I don't think the two situations are comparable. At present, WCW has three shows: Nitro on Monday. Thunder on Thursday and Saturday Night. (If you need me to tell you what night it’s on, you’re not paying nearly enough attention.)

By my count, that’s seven hours of WCW programming a week. (Which is about six too many for my tastes.) But it is fairly well spaced out over the course of the week. And WCW is owned by a company which can throw as much money into it as it wants.

The WWF, on the other hand, has Shotgun Saturday Night, Sunday Night Heat and Monday Night Raw. I think that’s only four hours of TV (because we don’t get Heat or Shotgun in Canada and it's my understanding that Shotgun is just an hour) but it’s four hours on three consecutive nights. It could become five hours on three consecutive nights. With the added expenses of doing two live shows every second week instead of just one. (Even WCW has learned to tape every second Thunder.)

If Heat goes to two hours, unopposed, live-every-second week, then is it not in the WWF’s best interest, both financially and from a fan base point of view, to turn Heat into its flagship show?

Why go to all the extra expense of upgrading Heat into something that doesn’t look like a secondary show if it will continue to be one? Why set up angles on Raw (which may or may not be seen or have any lasting impact because of what’s on Nitro at the same time) when they could be done on Heat for potentially a much larger audience?

True, Heat doesn’t get Raw-like ratings. But it could. When Raw started out unopposed as a one-hour show on Mondays it got less than half the ratings it does now, and drew less viewers than Heat already attracts after just a couple of months on the air. In fact, I don't think Raw was the WWF's flagship show when it went on the air. Superstars still held that title.

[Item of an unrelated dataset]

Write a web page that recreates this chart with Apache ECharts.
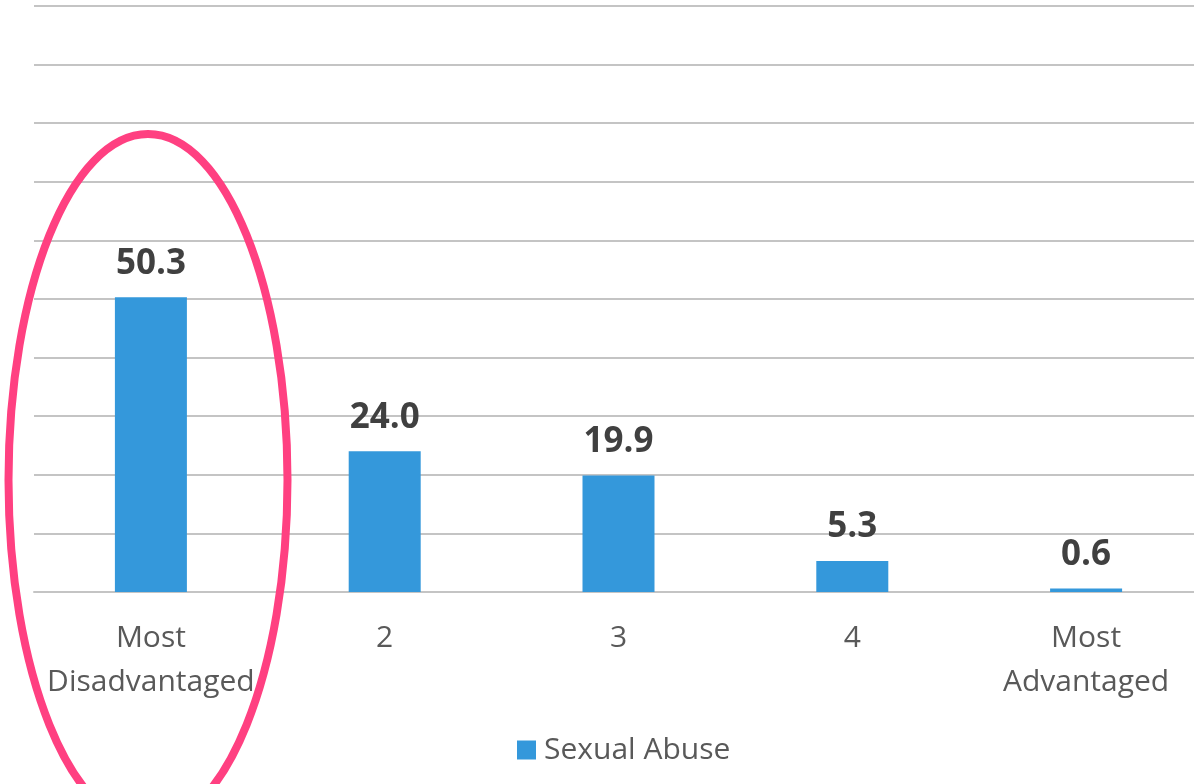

Here’s where Thunder and the usefulness of ratings actually comes into play in favor of my argument: I have to think that Titan is looking at Thunder and thinking WCW is blowing a huge opportunity to grab killer ratings to promote their money-making pay-per-views by running such a dull, obviously secondary program on a night that - in the wrestling world at least - they have all to themselves. And the WWF execs are determined not to make that mistake with Heat.

Whether the end of the Monday Night Wars would be a good thing for wrestling fans is the question. It’s not a good thing if all wrestling fans want is great free TV. It is a good thing, however, if wrestling fans want the best possible product for the longest possible time.

Wrestling’s popularity moves in cycles. The current wave cannot and will not last forever. When the bubble bursts, both companies will have to retrench and cut extraneous expenses - which depending on the severity of the downturn could mean secondary television shows.

When the crunch comes, the WWF will have to decide whether it makes more sense to run its main television show by itself on a Sunday or getting in the trenches on a Monday. All for ratings which by themselves really don’t mean a whole lot to the bottom line but can add significantly if it translates into increased PPV buys.

If the end of the Monday Night Wars means less marquee matches on free TV in exchange for the survival of a vibrant, creative wrestling environment on the whole, then the WWF should call the truce now and gracefully exit from the battle.